Announced on: Tuesday, Feb. 17, 2026
Digital Humanities Series: Oleksiy Al-saadi
Assistant Professor in the Department of Computer Science
"What is Computation? The Philosophy of Turing Machines"
Wednesday, March 4 at 5:30 p.m., on Zoom
Zoom link: https://csuchico.zoom.us/j/88561594318?pwd=MW5CZHpVRHUyOERSRW1WOVpOc09rZz09#success
In the 1930s, Alan Turing and Alonzo Church introduced a minimal model of computation that, in terms of expressive power, is able to compute anything a modern-day computer can. Church's statement, "There is no algorithm unless it can be computed by such a machine", has formed the basis to how we can even understand what problems can be computed. In this talk, we expound on the digital of "Digital Humanities". We discuss types of Turing Machines and their ability to model human solvability of certain games. Then, we discuss why, despite the universal acceptance of the Church-Turing thesis, it has never actually been proven.

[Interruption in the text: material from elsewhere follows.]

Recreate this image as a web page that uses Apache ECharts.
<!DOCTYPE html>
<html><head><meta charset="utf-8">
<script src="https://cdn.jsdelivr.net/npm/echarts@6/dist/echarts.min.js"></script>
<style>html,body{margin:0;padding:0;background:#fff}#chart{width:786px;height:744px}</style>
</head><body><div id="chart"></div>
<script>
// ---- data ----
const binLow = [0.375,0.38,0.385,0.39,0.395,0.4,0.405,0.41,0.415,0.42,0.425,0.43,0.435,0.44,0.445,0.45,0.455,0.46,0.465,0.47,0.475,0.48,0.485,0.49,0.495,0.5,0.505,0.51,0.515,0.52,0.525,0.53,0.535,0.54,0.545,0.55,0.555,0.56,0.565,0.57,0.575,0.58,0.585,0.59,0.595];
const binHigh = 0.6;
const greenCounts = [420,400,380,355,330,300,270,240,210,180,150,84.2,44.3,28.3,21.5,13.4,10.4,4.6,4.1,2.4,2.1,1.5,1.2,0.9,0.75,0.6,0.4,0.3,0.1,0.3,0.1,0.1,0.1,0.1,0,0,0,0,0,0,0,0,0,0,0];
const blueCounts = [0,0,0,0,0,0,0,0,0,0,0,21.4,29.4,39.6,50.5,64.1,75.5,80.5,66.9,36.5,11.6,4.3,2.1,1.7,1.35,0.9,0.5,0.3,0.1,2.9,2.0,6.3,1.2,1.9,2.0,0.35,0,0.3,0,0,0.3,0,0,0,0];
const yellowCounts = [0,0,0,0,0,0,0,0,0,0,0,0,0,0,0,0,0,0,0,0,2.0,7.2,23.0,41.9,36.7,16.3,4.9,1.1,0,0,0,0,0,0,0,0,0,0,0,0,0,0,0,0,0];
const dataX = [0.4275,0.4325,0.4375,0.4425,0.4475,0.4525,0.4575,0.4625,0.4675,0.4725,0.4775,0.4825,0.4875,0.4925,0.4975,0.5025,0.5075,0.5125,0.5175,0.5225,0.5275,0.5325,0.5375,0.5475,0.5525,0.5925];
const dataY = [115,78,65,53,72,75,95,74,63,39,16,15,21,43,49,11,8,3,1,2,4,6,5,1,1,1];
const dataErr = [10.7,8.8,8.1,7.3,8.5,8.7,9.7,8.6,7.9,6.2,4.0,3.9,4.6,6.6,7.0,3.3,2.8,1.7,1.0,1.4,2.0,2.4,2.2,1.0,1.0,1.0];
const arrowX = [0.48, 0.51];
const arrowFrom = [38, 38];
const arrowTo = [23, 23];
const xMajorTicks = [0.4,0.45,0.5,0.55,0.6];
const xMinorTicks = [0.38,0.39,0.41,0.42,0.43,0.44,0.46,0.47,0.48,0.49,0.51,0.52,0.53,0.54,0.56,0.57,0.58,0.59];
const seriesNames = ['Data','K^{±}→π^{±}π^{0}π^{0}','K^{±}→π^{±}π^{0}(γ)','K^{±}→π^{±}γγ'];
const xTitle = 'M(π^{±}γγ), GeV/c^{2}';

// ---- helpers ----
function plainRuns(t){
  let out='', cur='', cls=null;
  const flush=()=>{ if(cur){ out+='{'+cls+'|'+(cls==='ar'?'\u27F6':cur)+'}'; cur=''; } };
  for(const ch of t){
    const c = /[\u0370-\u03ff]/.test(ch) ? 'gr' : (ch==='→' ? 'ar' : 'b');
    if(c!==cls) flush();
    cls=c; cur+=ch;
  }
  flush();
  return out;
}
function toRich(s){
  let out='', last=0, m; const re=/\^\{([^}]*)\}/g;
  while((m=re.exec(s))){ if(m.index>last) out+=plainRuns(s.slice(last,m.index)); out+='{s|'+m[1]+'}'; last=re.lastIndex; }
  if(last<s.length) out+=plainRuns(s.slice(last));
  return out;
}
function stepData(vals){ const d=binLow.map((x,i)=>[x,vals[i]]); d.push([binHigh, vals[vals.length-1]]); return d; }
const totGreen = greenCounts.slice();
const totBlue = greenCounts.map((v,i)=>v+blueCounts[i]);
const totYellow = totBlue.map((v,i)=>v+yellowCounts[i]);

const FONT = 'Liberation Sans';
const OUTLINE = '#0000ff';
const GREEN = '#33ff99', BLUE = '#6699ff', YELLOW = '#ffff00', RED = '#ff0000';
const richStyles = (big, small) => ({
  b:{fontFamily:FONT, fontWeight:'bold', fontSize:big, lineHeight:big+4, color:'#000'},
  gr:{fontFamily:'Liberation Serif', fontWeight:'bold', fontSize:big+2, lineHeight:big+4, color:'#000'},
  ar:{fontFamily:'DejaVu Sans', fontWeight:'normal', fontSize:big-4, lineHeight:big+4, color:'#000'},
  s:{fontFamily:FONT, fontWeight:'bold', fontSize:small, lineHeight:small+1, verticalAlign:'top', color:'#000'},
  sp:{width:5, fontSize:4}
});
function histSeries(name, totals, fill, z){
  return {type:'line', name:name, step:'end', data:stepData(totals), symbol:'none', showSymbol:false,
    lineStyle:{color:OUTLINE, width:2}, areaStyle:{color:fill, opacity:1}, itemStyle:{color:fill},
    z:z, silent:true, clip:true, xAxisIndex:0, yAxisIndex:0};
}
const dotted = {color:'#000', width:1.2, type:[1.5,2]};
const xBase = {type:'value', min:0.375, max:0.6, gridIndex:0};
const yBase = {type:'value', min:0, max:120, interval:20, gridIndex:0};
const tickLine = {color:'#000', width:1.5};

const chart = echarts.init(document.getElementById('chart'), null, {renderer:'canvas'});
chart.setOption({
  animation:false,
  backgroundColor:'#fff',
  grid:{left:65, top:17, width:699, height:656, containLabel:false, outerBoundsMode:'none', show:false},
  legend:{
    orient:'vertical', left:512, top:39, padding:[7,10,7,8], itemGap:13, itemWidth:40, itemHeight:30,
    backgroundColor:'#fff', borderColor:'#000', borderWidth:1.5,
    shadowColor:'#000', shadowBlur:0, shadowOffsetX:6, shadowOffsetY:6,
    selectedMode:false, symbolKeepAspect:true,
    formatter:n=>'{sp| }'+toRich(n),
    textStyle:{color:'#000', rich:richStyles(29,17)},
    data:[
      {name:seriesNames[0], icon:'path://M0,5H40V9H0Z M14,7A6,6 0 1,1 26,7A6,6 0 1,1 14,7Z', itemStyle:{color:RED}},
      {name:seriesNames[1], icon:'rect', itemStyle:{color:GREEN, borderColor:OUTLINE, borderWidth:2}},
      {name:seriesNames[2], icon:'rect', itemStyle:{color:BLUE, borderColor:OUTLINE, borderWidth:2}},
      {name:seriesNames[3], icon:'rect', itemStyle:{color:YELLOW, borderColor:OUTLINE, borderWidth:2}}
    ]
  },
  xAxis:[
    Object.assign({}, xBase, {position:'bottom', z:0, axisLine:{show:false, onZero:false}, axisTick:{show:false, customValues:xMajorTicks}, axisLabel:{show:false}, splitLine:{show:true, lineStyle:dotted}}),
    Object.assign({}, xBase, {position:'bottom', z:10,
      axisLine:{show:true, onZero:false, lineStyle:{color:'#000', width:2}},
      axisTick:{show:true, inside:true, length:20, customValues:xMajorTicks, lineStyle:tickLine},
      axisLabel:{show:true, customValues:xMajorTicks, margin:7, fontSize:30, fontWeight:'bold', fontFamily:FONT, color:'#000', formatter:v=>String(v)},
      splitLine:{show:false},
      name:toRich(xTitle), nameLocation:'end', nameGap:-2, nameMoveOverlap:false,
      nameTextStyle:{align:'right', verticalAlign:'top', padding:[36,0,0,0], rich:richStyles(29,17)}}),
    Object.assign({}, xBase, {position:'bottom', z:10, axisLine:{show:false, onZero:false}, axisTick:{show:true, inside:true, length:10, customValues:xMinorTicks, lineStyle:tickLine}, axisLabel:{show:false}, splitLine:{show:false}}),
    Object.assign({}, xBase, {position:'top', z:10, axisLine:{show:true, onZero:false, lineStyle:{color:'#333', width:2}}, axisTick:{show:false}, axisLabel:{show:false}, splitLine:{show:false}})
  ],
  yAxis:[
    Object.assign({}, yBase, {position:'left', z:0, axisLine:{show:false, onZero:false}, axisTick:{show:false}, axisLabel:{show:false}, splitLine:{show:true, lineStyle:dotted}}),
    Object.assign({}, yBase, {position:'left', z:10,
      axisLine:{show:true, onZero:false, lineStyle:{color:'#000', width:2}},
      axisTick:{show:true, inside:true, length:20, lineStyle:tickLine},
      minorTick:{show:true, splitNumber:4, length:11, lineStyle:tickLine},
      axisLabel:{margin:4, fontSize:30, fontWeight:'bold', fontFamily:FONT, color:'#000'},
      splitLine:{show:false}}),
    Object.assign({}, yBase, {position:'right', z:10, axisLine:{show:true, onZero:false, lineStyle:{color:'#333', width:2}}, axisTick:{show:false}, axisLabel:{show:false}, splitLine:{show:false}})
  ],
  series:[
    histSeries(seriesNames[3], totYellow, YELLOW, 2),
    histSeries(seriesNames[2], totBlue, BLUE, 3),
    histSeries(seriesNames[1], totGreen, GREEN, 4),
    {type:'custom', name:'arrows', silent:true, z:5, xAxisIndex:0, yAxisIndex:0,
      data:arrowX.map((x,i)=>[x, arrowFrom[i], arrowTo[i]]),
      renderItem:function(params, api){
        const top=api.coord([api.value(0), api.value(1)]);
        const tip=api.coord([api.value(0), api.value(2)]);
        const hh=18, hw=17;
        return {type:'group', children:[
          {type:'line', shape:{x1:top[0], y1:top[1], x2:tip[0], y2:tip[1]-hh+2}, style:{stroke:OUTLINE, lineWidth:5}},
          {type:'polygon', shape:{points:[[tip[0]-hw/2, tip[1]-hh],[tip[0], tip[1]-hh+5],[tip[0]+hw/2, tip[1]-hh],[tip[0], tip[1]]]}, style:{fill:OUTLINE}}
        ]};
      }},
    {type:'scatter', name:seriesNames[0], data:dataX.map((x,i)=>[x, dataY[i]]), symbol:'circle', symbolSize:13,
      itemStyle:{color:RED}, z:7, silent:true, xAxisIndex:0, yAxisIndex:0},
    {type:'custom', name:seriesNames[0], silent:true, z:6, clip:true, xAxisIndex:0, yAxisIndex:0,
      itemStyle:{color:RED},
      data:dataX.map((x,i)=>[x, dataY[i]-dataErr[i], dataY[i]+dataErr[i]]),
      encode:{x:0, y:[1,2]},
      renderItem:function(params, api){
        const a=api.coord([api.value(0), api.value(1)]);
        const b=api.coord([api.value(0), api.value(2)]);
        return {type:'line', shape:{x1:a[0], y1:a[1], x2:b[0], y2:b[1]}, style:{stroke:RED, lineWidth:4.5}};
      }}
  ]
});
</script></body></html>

Dr. Al-Saadi is an Assistant Professor in the Department of Computer Science at Chico State, where he also did his B.A. before receiving a Ph.D from the University of Nebraska at Lincoln on distance and domination properties in graph theory. His work focuses on theoretical computer science and the study of finding faster, algorithmic solutions to challenging problems under certain restrictions. He also has great interest in reductions, a way of showing that one hard problem is really another hard problem in disguise.